Porsche's Panamera 4 E-Hybrid Sport Turismo combines performance, practicality, comfort and efficiency
Porsche's Panamera 4 E-Hybrid Sport Turismo: Vroom and room on the green mile The Porsche Panamera 4 E-Hybrid Sport Turismo when charged up can run on pure electric mode for about 25km. ST PHOTO: ARIFFIN JAMAR

Porsche says its soon-to-be-launched Taycan electric saloon will drive like a Porsche.

It is a lofty promise, especially since the way a Porsche drives has evolved over time. An air-cooled 911 with the first-generation Tiptronic gearbox does not drive like a modern 911, for one thing. And a Cayenne certainly does not drive like a Boxster.

But we get the drift. All Porsches have an inimitable blend of performance and precision, attributable largely to painstaking tuning of engine, exhaust, chassis and multi-cog transmission.

It gets a bit more challenging though, if a car does not have three of the four main components which determine how it feels at the wheel.

How will such a Porsche drive? For a hint, look to the Stuttgart marque's line-up of plug-in petrol-electric hybrids, such as the Panamera 4 E-Hybrid Sport Turismo tested here.

Like all hybrids, this mouthful of a Porsche has electric drive as well as conventional drive.

"Plug-in" describes its lithium battery's ability to store recuperated power on the go, as well as to be juiced up via a Porsche wall charger or the public charging points available here.

Charged up, the large wagon - in excess of 5m and weighing more than 2.2 tonnes - can move on pure electric mode for about 25km.

It is in this mode which gives us a peek at Porsche's full-electric range, starting with the Taycan. Unlike most hybrids, plug-in or not, the Panamera 4 E-Hybrid Sport Turismo is adequately sporty even in electric mode.

And it has a long coasting distance when your foot is off the throttle.

Its electric motor packs 100kW of power and 400Nm of torque - respectable numbers which allow the massive wagon to keep up with city traffic quite effortlessly.

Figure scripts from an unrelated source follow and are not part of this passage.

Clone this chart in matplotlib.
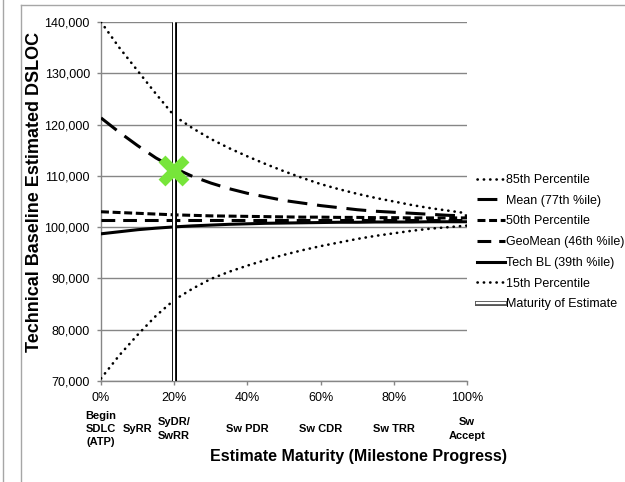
import matplotlib
matplotlib.use("Agg")
import matplotlib.pyplot as plt
import matplotlib.transforms as mtransforms
from matplotlib.lines import Line2D
from matplotlib.ticker import FuncFormatter, PercentFormatter

plt.rcParams['font.family'] = ['Liberation Sans', 'DejaVu Sans']

# Datos (fraccion de avance del hito vs DSLOC)
progreso = [0.0, 0.05, 0.10, 0.15, 0.20, 0.25, 0.30, 0.35, 0.40, 0.45, 0.50,
            0.55, 0.60, 0.65, 0.70, 0.75, 0.80, 0.85, 0.90, 0.95, 1.00]
p85 = [140000, 135000, 130500, 126000, 121700, 119300, 117200, 115400, 113800, 112300, 110900,
       109600, 108400, 107400, 106500, 105700, 105000, 104300, 103700, 103200, 102700]
media = [121300, 118500, 115900, 113500, 111500, 109900, 108600, 107500, 106600, 105900, 105200,
         104700, 104200, 103800, 103400, 103100, 102900, 102700, 102500, 102300, 102200]
p50 = [103000, 102850, 102700, 102550, 102400, 102300, 102200, 102150, 102100, 102050, 102000,
       101950, 101950, 101900, 101900, 101850, 101850, 101800, 101800, 101800, 101800]
geomedia = [101400, 101400, 101400, 101400, 101400, 101400, 101400, 101400, 101400, 101400, 101400,
            101400, 101400, 101400, 101400, 101400, 101400, 101400, 101400, 101400, 101400]
tech_bl = [98700, 99100, 99500, 99800, 100050, 100250, 100400, 100550, 100650, 100750, 100800,
           100850, 100900, 100950, 100950, 101000, 101000, 101000, 101050, 101050, 101050]
p15 = [70500, 75000, 79000, 82700, 85800, 88000, 89900, 91300, 92500, 93600, 94600,
       95500, 96300, 97000, 97700, 98300, 98800, 99300, 99700, 100000, 100300]

madurez_x = 0.20
marca_x, marca_y = 0.20, 111000

hitos_x = [0.0, 0.10, 0.20, 0.40, 0.60, 0.80, 1.00]
hitos_txt = ['Begin\nSDLC\n(ATP)', 'SyRR', 'SyDR/\nSwRR', 'Sw PDR', 'Sw CDR', 'Sw TRR', 'Sw\nAccept']

fig = plt.figure(figsize=(6.25, 4.82), dpi=100)
ax = fig.add_axes([101 / 625, 1 - 381 / 482, 366 / 625, 359 / 482])

gris = '#868686'

# --- Curvas ---
ax.plot(progreso, p85, color='black', lw=1.9, linestyle=(0, (0.1, 2.3)),
        dash_capstyle='round', label='85th Percentile', zorder=4)
ax.plot(progreso, media, color='black', lw=2.2, linestyle=(0, (6.5, 3.2)),
        label='Mean (77th %ile)', zorder=4)
ax.plot(progreso, p50, color='black', lw=2.2, linestyle=(0, (2.6, 1.2)),
        label='50th Percentile', zorder=4)
ax.plot(progreso, geomedia, color='black', lw=2.2, linestyle=(0, (4.5, 2.6)),
        label='GeoMean (46th %ile)', zorder=4)
ax.plot(progreso, tech_bl, color='black', lw=2.2, label='Tech BL (39th %ile)', zorder=4)
ax.plot(progreso, p15, color='black', lw=1.9, linestyle=(0, (0.1, 2.3)),
        dash_capstyle='round', label='15th Percentile', zorder=4)

# Linea doble de madurez del estimado
ax.plot([madurez_x, madurez_x], [70000, 140000], color='black', lw=3.6,
        solid_capstyle='butt', zorder=5)
ax.plot([madurez_x, madurez_x], [70000, 140000], color='white', lw=1.6,
        solid_capstyle='butt', zorder=6)

ax.plot([marca_x], [marca_y], marker='x', color='#77E53A', markersize=17,
        mew=7, zorder=7)

# --- Ejes ---
ax.set_xlim(0, 1)
ax.set_ylim(70000, 140000)
ax.set_xticks([0, 0.2, 0.4, 0.6, 0.8, 1.0])
ax.set_yticks(range(70000, 140001, 10000))
ax.xaxis.set_major_formatter(PercentFormatter(1.0, decimals=0))
ax.yaxis.set_major_formatter(FuncFormatter(lambda v, p: f'{v:,.0f}'))
ax.tick_params(axis='both', labelsize=9, length=3, width=1, color=gris,
               pad=5, labelcolor='black', direction='out')
ax.grid(axis='y', color=gris, lw=1)
ax.set_axisbelow(True)
for lado in ['top', 'right']:
    ax.spines[lado].set_visible(False)
for lado in ['left', 'bottom']:
    ax.spines[lado].set_color(gris)
    ax.spines[lado].set_linewidth(1)

# Etiquetas de hitos debajo de los porcentajes
trans = mtransforms.blended_transform_factory(ax.transData, fig.transFigure)
for hx, ht in zip(hitos_x, hitos_txt):
    ax.text(hx, 1 - 429 / 482, ht, transform=trans, ha='center', va='center',
            fontsize=8, fontweight='bold', linespacing=1.4, multialignment='center')

fig.text(358 / 625, 1 - 457 / 482, 'Estimate Maturity (Milestone Progress)',
         ha='center', va='center', fontsize=11.5, fontweight='bold')
fig.text(35 / 625, 1 - 192 / 482, 'Technical Baseline Estimated DSLOC',
         ha='center', va='center', rotation=90, fontsize=13, fontweight='bold')

# Leyenda
manejadores, etiquetas = ax.get_legend_handles_labels()
doble = (Line2D([], [], color='#555555', lw=3.6), Line2D([], [], color='white', lw=1.6))
manejadores.append(doble)
etiquetas.append('Maturity of Estimate')
fig.legend(manejadores, etiquetas, loc='upper left',
           bbox_to_anchor=(477 / 625, 1 - 174 / 482), frameon=False, fontsize=9,
           handlelength=2.2, handletextpad=0.1, labelspacing=0.7, borderpad=0,
           borderaxespad=0)

# Marco del area del grafico
fig.add_artist(Line2D([20.5 / 625, 20.5 / 625], [0, 1 - 4.5 / 482], color='#a6a6a6', lw=1))
fig.add_artist(Line2D([20.5 / 625, 1], [1 - 4.5 / 482, 1 - 4.5 / 482], color='#a6a6a6', lw=1))
fig.add_artist(Line2D([2.5 / 625, 2.5 / 625], [0, 1], color='#a6a6a6', lw=1))

fig.savefig('out.png', dpi=100)
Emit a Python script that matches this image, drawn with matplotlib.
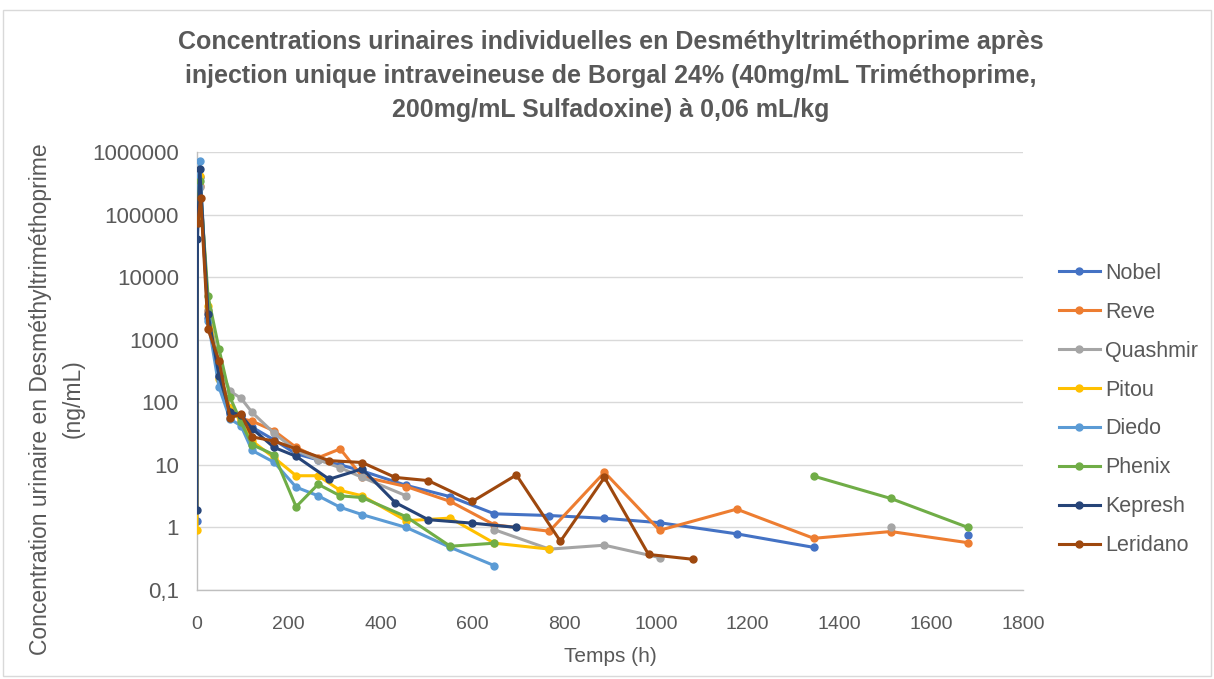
import numpy as np
import matplotlib
matplotlib.use("Agg")
import matplotlib.pyplot as plt
from matplotlib.patches import Rectangle
from matplotlib.ticker import FixedLocator, FixedFormatter

nan = np.nan

# ---- data ----
t_common = [0, 1, 6, 24, 48, 72, 96, 120, 168, 216, 264, 312, 360, 456, 552,
            648, 768, 888, 1008, 1176, 1344, 1512, 1680]

nobel = [1.26, 150000, 400000, 2200, 250, 65, 60, 40, 25, 15, 12, 10, 8, 4.7, 3.1,
         1.65, 1.55, 1.4, 1.19, 0.79, 0.48, nan, 0.76]
reve = [nan, 90000, 290000, 2900, 300, 80, 55, 50, 35, 19, 13, 18, 6.5, 4.5, 2.6,
        1.1, 0.87, 7.6, 0.9, 1.96, 0.67, 0.86, 0.57]
quashmir = [nan, 100000, 280000, 3000, 400, 150, 116, 69, 32, 17, 12, 9, 6.3, 3.2, nan,
            0.92, 0.45, 0.52, 0.33, nan, nan, 1.0, nan]
pitou = [0.9, 95000, 420000, 3500, 235, 80, 50, 24, 13, 6.7, 6.7, 3.9, 3.2, 1.28, 1.41,
         0.56, 0.45, nan, nan, nan, nan, nan, nan]
diedo = [nan, 270000, 720000, 2000, 174, 54, 42, 17, 11, 4.4, 3.2, 2.1, 1.6, 1.0, 0.48,
         0.245, nan, nan, nan, nan, nan, nan, nan]
phenix = [nan, 100000, 350000, 5000, 710, 120, 48, 21, 14.5, 2.14, 4.9, 3.2, 3.0, 1.48, 0.5,
          0.56, nan, nan, nan, nan, 6.6, 2.9, 1.0]

t_kepresh = [0, 1, 6, 24, 48, 72, 96, 120, 168, 216, 288, 360, 432, 504, 600, 696]
kepresh = [1.87, 40000, 540000, 2600, 265, 70, 62, 38, 19, 13.7, 5.9, 8.6, 2.5, 1.33, 1.17, 1.0]

t_leridano = [2, 8, 24, 48, 72, 96, 120, 168, 216, 288, 360, 432, 504, 600, 696, 792, 888, 984, 1080]
leridano = [74000, 187000, 1480, 460, 56, 65, 28, 24, 18, 11.7, 10.9, 6.3, 5.6, 2.6, 6.9, 0.6,
            6.3, 0.37, 0.31]

series = [
    ("Nobel", t_common, nobel, "#4472C4"),
    ("Reve", t_common, reve, "#ED7D31"),
    ("Quashmir", t_common, quashmir, "#A5A5A5"),
    ("Pitou", t_common, pitou, "#FFC000"),
    ("Diedo", t_common, diedo, "#5B9BD5"),
    ("Phenix", t_common, phenix, "#70AD47"),
    ("Kepresh", t_kepresh, kepresh, "#264478"),
    ("Leridano", t_leridano, leridano, "#9E480E"),
]

y_ticks = [0.1, 1, 10, 100, 1000, 10000, 100000, 1000000]
y_labels = ["0,1", "1", "10", "100", "1000", "10000", "100000", "1000000"]
x_ticks = list(range(0, 1801, 200))

title = ("Concentrations urinaires individuelles en Desméthyltriméthoprime après\n"
         "injection unique intraveineuse de Borgal 24% (40mg/mL Triméthoprime,\n"
         "200mg/mL Sulfadoxine) à 0,06 mL/kg")

# ---- plot ----
W, H = 1214, 679
fig = plt.figure(figsize=(W / 100, H / 100), dpi=100)
fam = ["Liberation Sans", "DejaVu Sans"]
plt.rcParams["font.family"] = fam
txt = "#595959"

ax = fig.add_axes([197 / W, 1 - 590 / H, (1023 - 197) / W, (590 - 152) / H])
for name, t, v, c in series:
    ax.plot(t, v, color=c, lw=2.2, marker="o", ms=5, label=name, zorder=3)

ax.set_yscale("log")
ax.set_ylim(0.1, 1000000)
ax.set_xlim(0, 1800)
ax.yaxis.set_major_locator(FixedLocator(y_ticks))
ax.yaxis.set_major_formatter(FixedFormatter(y_labels))
ax.yaxis.set_minor_locator(FixedLocator([]))
ax.set_xticks(x_ticks)
ax.tick_params(axis="x", length=0, labelsize=14, colors=txt, pad=19)
ax.tick_params(axis="y", length=0, labelsize=16, colors=txt, pad=13)
ax.grid(axis="y", color="#D9D9D9", lw=1)
ax.set_axisbelow(True)
for s in ["top", "right"]:
    ax.spines[s].set_visible(False)
for s in ["left", "bottom"]:
    ax.spines[s].set_color("#BFBFBF")
    ax.spines[s].set_linewidth(1)

fig.text(610 / W, 1 - 656 / H, "Temps (h)", ha="center", va="center",
         fontsize=15, color=txt)
fig.text(57 / W, 1 - 399 / H,
         "Concentration urinaire en Desméthyltriméthoprime\n(ng/mL)",
         ha="center", va="center", rotation=90, fontsize=16.5, color=txt,
         linespacing=1.5)

fig.text(611 / W, 1 - 76 / H, title, ha="center", va="center", fontsize=18,
         fontweight="bold", color=txt, linespacing=1.52)

leg = ax.legend(loc="upper left", bbox_to_anchor=(1059 / W, 1 - 263 / H),
                bbox_transform=fig.transFigure, frameon=False, fontsize=15.5,
                labelspacing=0.83, handlelength=1.9, handletextpad=0.25,
                borderaxespad=0, borderpad=0)
for tx in leg.get_texts():
    tx.set_color(txt)

fig.patches.append(Rectangle((3 / W, 1 - 676 / H), (1211 - 3) / W, (676 - 10) / H,
                             transform=fig.transFigure, fill=False,
                             edgecolor="#D9D9D9", lw=1))

fig.savefig("out.png", dpi=100, facecolor="white")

And rather silently, too - if not for the air-conditioner which sometimes appears louder than it should. Perhaps this is because there is no engine noise to mask it, although none of the other electrified cars have this sound, which seems to emanate from the compressor and not the blowers.

When its 3-litre twin-turbo V6 kicks in, it is with a throaty note and veritable verve. Combined with the electric motor, the Porsche has 462hp and 700Nm of torque at its disposal, making it quicker and faster than its non-hybrid twin.

Driven with conviction, the car's heft is all but gone. In its place is a level of agility and breeziness often associated with its smaller, lighter stablemates.

Rear-wheel steer (a cost option) helps in this respect. The car responds to steering inputs with a dexterity uncommon among cars of its length and wheelbase (2,950mm).

All-wheel-drive allows it to corner neutrally, while its adaptive air suspension system keeps things on even keel under most situations - even if left in the softest damping mode. The cabin is well-insulated against movements and noises associated with bad patches of tarmac.

On the go, it is a joy to both driver and passengers - a quality many carmakers find elusive because it is hard to find a sweet spot between diametrically opposing values .

The test unit is configured as a four-seater, so rear occupants enjoy plenty of hip room and a decent amount of legroom.

Behind them is 425 litres of easy-to-access cargo space. Need more room? Just flip the rear seats down.

The only things that are a tad jarring are a tyre pressure monitor with persistently false readings and a navigation system with rather rudimentary graphics, amplified by an enormous monitor.

And, of course, like all Porsches, it comes with many cost options. Fitted with all, the car's price goes up by another $95,000 or so.

It will be interesting to see how the Taycan, which has fewer crucial moving parts, will be priced.